Who Was Kurita Chodō?

  Kurita Chodō was born in 1749 as the son of a sake brewer. At the age of seventeen, he was adopted by another sake brewer, from whom he learned the family business and also haiku poetry.

In 1771 Chodō succeeded to the brewery and was appointed as an ōdoshiyori, an important position of leadership in the town. For thirty years he rendered service to Matsuyama Fief, but he longed to devote himself to poetry. He requested many times to be allowed to quit his post, but his request was not soon accepted.

Finally, in 1802 he was allowed to resign, and in later years he moved to Mitarai-jima, an island near Hiroshima. He passed away in 1814, when he was sixty-five years old.


Haikai and Renga

Chodō enjoyed composing haikai, verse written in 5-7-5 syllables. (Today the word “haiku” is used instead of haikai.) Chodō especially admired Matsuo Bashō, who played an active role in the world of haikai fifty years before he was born. Here is one of Bashō’s best-known haiku.

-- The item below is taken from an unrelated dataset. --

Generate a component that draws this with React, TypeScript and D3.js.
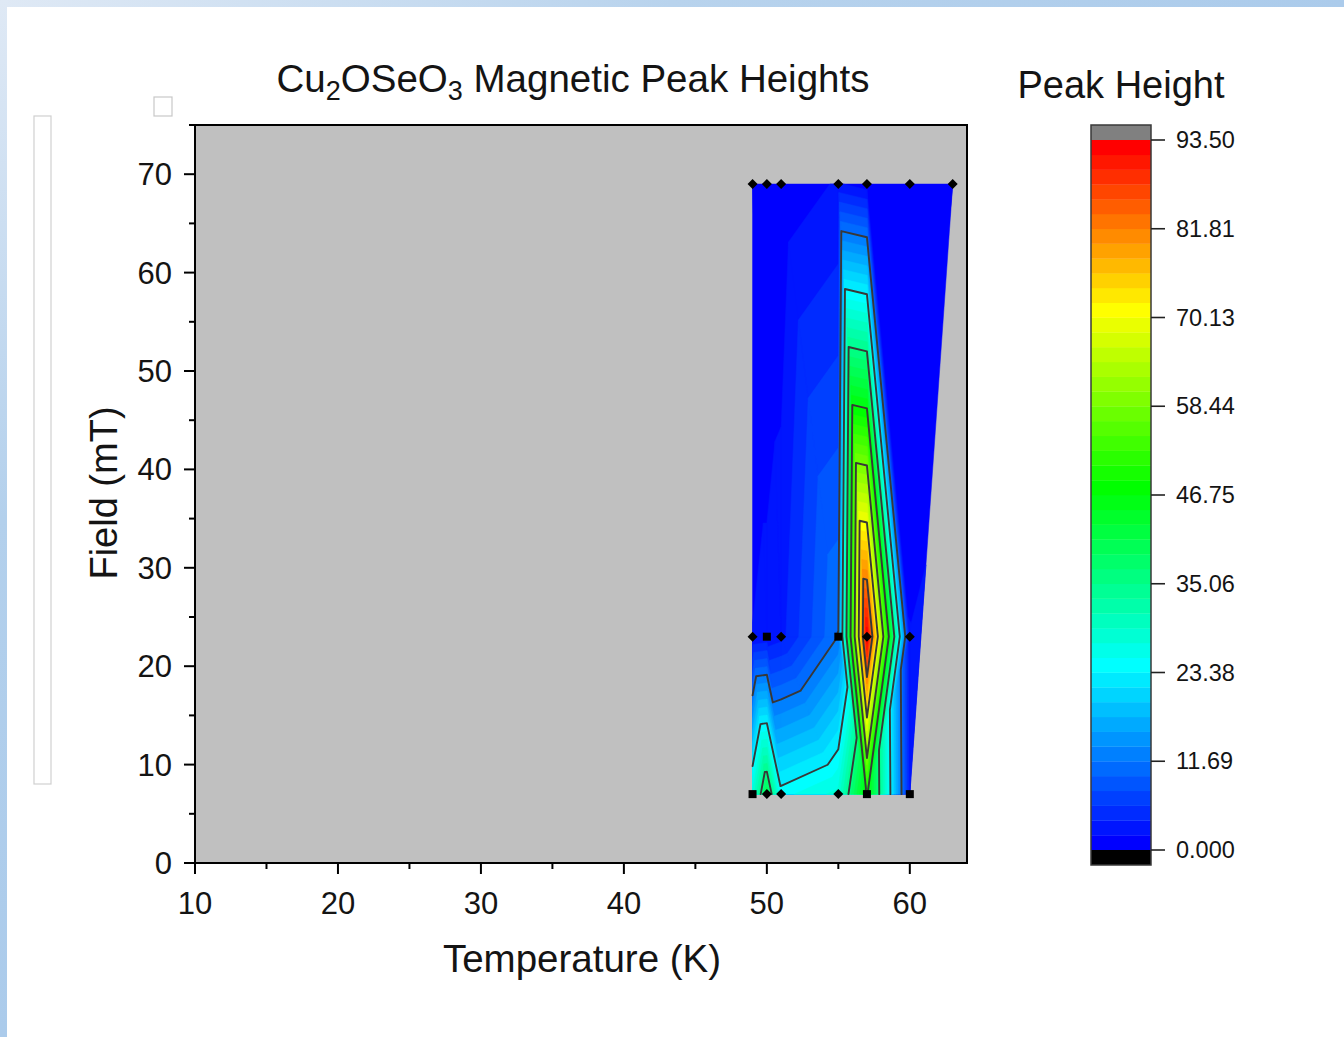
import React from 'react';
import * as d3 from 'd3';

// ---------------- data ----------------
const fieldsMT = [69, 23, 7];
const temps69 = [49, 50, 51, 55, 57, 60, 63];
const heights69 = [0.3, 0.3, 0.5, 2.2, 0.8, 0.5, 0.2];
const temps23 = [49, 50, 51, 55, 57, 60];
const heights23 = [2.0, 2.5, 3.2, 11.8, 93.5, 2.0];
const temps7 = [49, 50, 51, 55, 57, 60];
const heights7 = [28, 40.5, 24.5, 28, 48, 3];

const markers69 = ['d', 'd', 'd', 'd', 'd', 'd', 'd'];
const markers23 = ['d', 's', 'd', 's', 'd', 'd'];
const markers7 = ['s', 'd', 'd', 'd', 's', 's'];

const xTicks = [10, 20, 30, 40, 50, 60];
const xMinor = [15, 25, 35, 45, 55];
const yTicks = [0, 10, 20, 30, 40, 50, 60, 70];
const yMinor = [5, 15, 25, 35, 45, 55, 65, 75];
const zMin = 0;
const zMax = 93.5;
const nLevels = 48;
const majorEvery = 6;
const colorTickLabels = ['0.000', '11.69', '23.38', '35.06', '46.75', '58.44', '70.13', '81.81', '93.50'];

// ---------------- scales ----------------
const xScale = d3.scaleLinear().domain([10, 64]).range([195, 967]);
const yScale = d3.scaleLinear().domain([0, 75]).range([863, 125]);
const cbScale = d3.scaleLinear().domain([zMin, zMax]).range([850, 140]);
const rainbow = d3
  .scaleLinear<string>()
  .domain([0, 0.25, 0.5, 0.75, 1])
  .range(['#0000ff', '#00ffff', '#00ff00', '#ffff00', '#ff0000'])
  .interpolate(d3.interpolateRgb);
const step = (zMax - zMin) / nLevels;
const bandColor = (k: number) => rainbow(k <= 36 ? k / 48 : 0.75 + ((k - 36) / 11) * 0.25);

type P = { x: number; y: number; v: number };
const mk = (temps: number[], vals: number[], f: number): P[] =>
  temps.map((t, i) => ({ x: xScale(t), y: yScale(f), v: vals[i] }));
const top = mk(temps69, heights69, fieldsMT[0]);
const mid = mk(temps23, heights23, fieldsMT[1]);
const bot = mk(temps7, heights7, fieldsMT[2]);

// triangulation (topology only)
const tris: P[][] = [];
for (let i = 0; i < 5; i++) {
  tris.push([top[i], top[i + 1], mid[i + 1]]);
  tris.push([top[i], mid[i], mid[i + 1]]);
}
tris.push([top[5], top[6], mid[5]]);
tris.push([mid[5], top[6], bot[5]]);
for (let i = 0; i < 4; i++) {
  tris.push([mid[i], mid[i + 1], bot[i + 1]]);
  tris.push([mid[i], bot[i], bot[i + 1]]);
}
tris.push([mid[4], mid[5], bot[4]]);
tris.push([mid[5], bot[4], bot[5]]);

function clipAbove(poly: P[], L: number): P[] {
  const out: P[] = [];
  for (let i = 0; i < poly.length; i++) {
    const a = poly[i];
    const b = poly[(i + 1) % poly.length];
    const ain = a.v >= L;
    const bin = b.v >= L;
    if (ain) out.push(a);
    if (ain !== bin) {
      const t = (L - a.v) / (b.v - a.v);
      out.push({ x: a.x + t * (b.x - a.x), y: a.y + t * (b.y - a.y), v: L });
    }
  }
  return out;
}

const polyPath = (poly: P[]) => {
  const p = d3.path();
  poly.forEach((q, i) => (i === 0 ? p.moveTo(q.x, q.y) : p.lineTo(q.x, q.y)));
  p.closePath();
  return p.toString();
};

const bandPaths = d3.range(nLevels).map((k) => {
  const L = zMin + k * step;
  const d = tris
    .map((t) => clipAbove(t, L))
    .filter((p) => p.length >= 3)
    .map(polyPath)
    .join('');
  return { k, d };
});

const lineLevels = d3.range(1, nLevels / majorEvery).map((j) => zMin + j * majorEvery * step);
const linePaths = lineLevels.map((L) => {
  const p = d3.path();
  tris.forEach((t) => {
    const pts: [number, number][] = [];
    for (let i = 0; i < 3; i++) {
      const a = t[i];
      const b = t[(i + 1) % 3];
      if ((a.v - L) * (b.v - L) < 0) {
        const s = (L - a.v) / (b.v - a.v);
        pts.push([a.x + s * (b.x - a.x), a.y + s * (b.y - a.y)]);
      }
    }
    if (pts.length === 2) {
      p.moveTo(pts[0][0], pts[0][1]);
      p.lineTo(pts[1][0], pts[1][1]);
    }
  });
  return p.toString();
});

const allMarkers = [
  ...top.map((p, i) => ({ ...p, m: markers69[i] })),
  ...mid.map((p, i) => ({ ...p, m: markers23[i] })),
  ...bot.map((p, i) => ({ ...p, m: markers7[i] })),
];

const FONT = "'Liberation Sans', Arial, sans-serif";
const TXT = '#141414';

export default function App() {
  const cbTicks = d3.range(0, 9).map((j) => (zMax / 8) * j);
  return (
    <svg
      width={1344}
      height={1037}
      style={{ position: 'absolute', left: 0, top: 0, background: '#ffffff' }}
      fontFamily={FONT}
    >
      <defs>
        <linearGradient id="edgeL" x1="0" y1="0" x2="0" y2="1">
          <stop offset="0" stopColor="#dfe9f5" />
          <stop offset="0.5" stopColor="#b3d0ec" />
          <stop offset="1" stopColor="#abcbeb" />
        </linearGradient>
        <linearGradient id="edgeT" x1="0" y1="0" x2="1" y2="0">
          <stop offset="0" stopColor="#dfe9f5" />
          <stop offset="0.5" stopColor="#b8d3ed" />
          <stop offset="1" stopColor="#abcbeb" />
        </linearGradient>
      </defs>
      <rect x={0} y={0} width={1344} height={1037} fill="#ffffff" />
      <rect x={0} y={0} width={1344} height={7} fill="url(#edgeT)" />
      <rect x={0} y={0} width={7} height={1037} fill="url(#edgeL)" />

      {/* layer handles */}
      <rect x={154} y={97} width={18} height={19} fill="#fff" stroke="#c8c8c8" strokeWidth={1.2} />
      <rect x={34} y={116} width={17} height={668} fill="#fff" stroke="#d0d0d0" strokeWidth={1.2} />

      {/* plot background */}
      <rect x={195} y={125} width={772} height={738} fill="#c0c0c0" />

      {/* filled contour bands */}
      {bandPaths.map(({ k, d }) => (
        <path key={k} d={d} fill={bandColor(k)} stroke={bandColor(k)} strokeWidth={0.5} />
      ))}
      {/* contour lines */}
      {linePaths.map((d, i) => (
        <path key={i} d={d} fill="none" stroke="#383838" strokeWidth={1.9} strokeLinecap="round" />
      ))}
      {/* data markers */}
      {allMarkers.map((p, i) =>
        p.m === 's' ? (
          <rect key={i} x={p.x - 4} y={p.y - 4} width={8} height={8} fill="#000" />
        ) : (
          <path
            key={i}
            d={`M${p.x},${p.y - 5}L${p.x + 5},${p.y}L${p.x},${p.y + 5}L${p.x - 5},${p.y}Z`}
            fill="#000"
          />
        )
      )}

      {/* frame */}
      <rect x={195} y={125} width={772} height={738} fill="none" stroke="#000" strokeWidth={2} />

      {/* y axis ticks */}
      {yTicks.map((t) => (
        <g key={'y' + t}>
          <line x1={184} x2={195} y1={yScale(t)} y2={yScale(t)} stroke="#000" strokeWidth={2} />
          <text x={172} y={yScale(t) + 11} textAnchor="end" fontSize={31} fill={TXT}>
            {t}
          </text>
        </g>
      ))}
      {yMinor.map((t) => (
        <line key={'ym' + t} x1={189} x2={195} y1={yScale(t)} y2={yScale(t)} stroke="#000" strokeWidth={2} />
      ))}
      {/* x axis ticks */}
      {xTicks.map((t) => (
        <g key={'x' + t}>
          <line x1={xScale(t)} x2={xScale(t)} y1={863} y2={874} stroke="#000" strokeWidth={2} />
          <text x={xScale(t)} y={914} textAnchor="middle" fontSize={31} fill={TXT}>
            {t}
          </text>
        </g>
      ))}
      {xMinor.map((t) => (
        <line key={'xm' + t} x1={xScale(t)} x2={xScale(t)} y1={863} y2={869} stroke="#000" strokeWidth={2} />
      ))}

      {/* axis titles */}
      <text x={582} y={972} textAnchor="middle" fontSize={38.5} fill={TXT}>
        Temperature (K)
      </text>
      <text transform="translate(117,493) rotate(-90)" textAnchor="middle" fontSize={38} fill={TXT}>
        Field (mT)
      </text>

      {/* title */}
      <text x={573} y={92} textAnchor="middle" fontSize={38.5} fill={TXT}>
        Cu
        <tspan fontSize={27} dy={8}>
          2
        </tspan>
        <tspan dy={-8}>OSeO</tspan>
        <tspan fontSize={27} dy={8}>
          3
        </tspan>
        <tspan dy={-8}> Magnetic Peak Heights</tspan>
      </text>

      {/* color bar */}
      <text x={1121} y={98} textAnchor="middle" fontSize={38} fill={TXT}>
        Peak Height
      </text>
      <rect x={1091} y={125} width={60} height={15} fill="#808080" />
      {d3.range(nLevels).map((k) => (
        <rect
          key={'cb' + k}
          x={1091}
          y={cbScale(zMin + (k + 1) * step)}
          width={60}
          height={cbScale(zMin + k * step) - cbScale(zMin + (k + 1) * step) + 0.3}
          fill={bandColor(k)}
        />
      ))}
      <rect x={1091} y={850} width={60} height={15} fill="#000" />
      <rect x={1091} y={125} width={60} height={740} fill="none" stroke="#3a3a3a" strokeWidth={1.5} />
      {cbTicks.map((v, i) => (
        <g key={'ct' + i}>
          <line x1={1151} x2={1165} y1={cbScale(v)} y2={cbScale(v)} stroke="#222" strokeWidth={1.6} />
          <text x={1176} y={cbScale(v) + 8} fontSize={23.5} fill={TXT}>
            {colorTickLabels[i]}
          </text>
        </g>
      ))}
    </svg>
  );
}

                       natsukusa ya tsuwamonodomo ga yume no ato


summer grass ―

of the dreams of warriors

all that remains


Chodō was influenced by Bashō’s haiku, especially in regard to karumi, or “lightness,” in which one looks closely at nature and then composes haiku that are plain and easy to understand. Here are three examples of Chodō’s haiku.



                       kusa no to no furuki tomo nari ume no hana


old friend

of this thatched hut ―

plum blossoms




                       hito no kite hi tomosu tsuki no iori kana


hut in the moonlight ―

lighting the lamp

after friends come to call




hanazakari chiru yori hoka wa nakarikeri


cherry blossoms

in full bloom

nothing left but to fall


Chodō became famous as one of the leading haikai poets of his time. The haikai poet Kobayashi Issa came to visit Chodō, who, although fourteen years older than Issa, treated him like an equal. Chodō had a strong influence on Issa’s haiku, which are often about children and small animals.



                       ware to kite asobe ya oya no nai suzume


come here

and play with me

motherless sparrow


Haikai is descended from renga (linked verse). Renga, which is based on the 31-syllable waka, is composed by linking 5-7-5 syllable and 7-7 syllable verses. Each verse is composed by a different person and should contain an image associated with the previous verse. Chodō spent many hours composing renga, and, in particular, enjoyed “playing catch” with words with his young friend Issa. (Today, the word “renku” is used more commonly than renga.)

The pen name “Chodō” comes from the name of the chinaberry tree, which is said to be useless. Another of Chodō’s names was “Sokuin,” which means a person taking rest in the shade of a big tree. Chodō wanted to become such a quiet person and to lead such a peaceful life.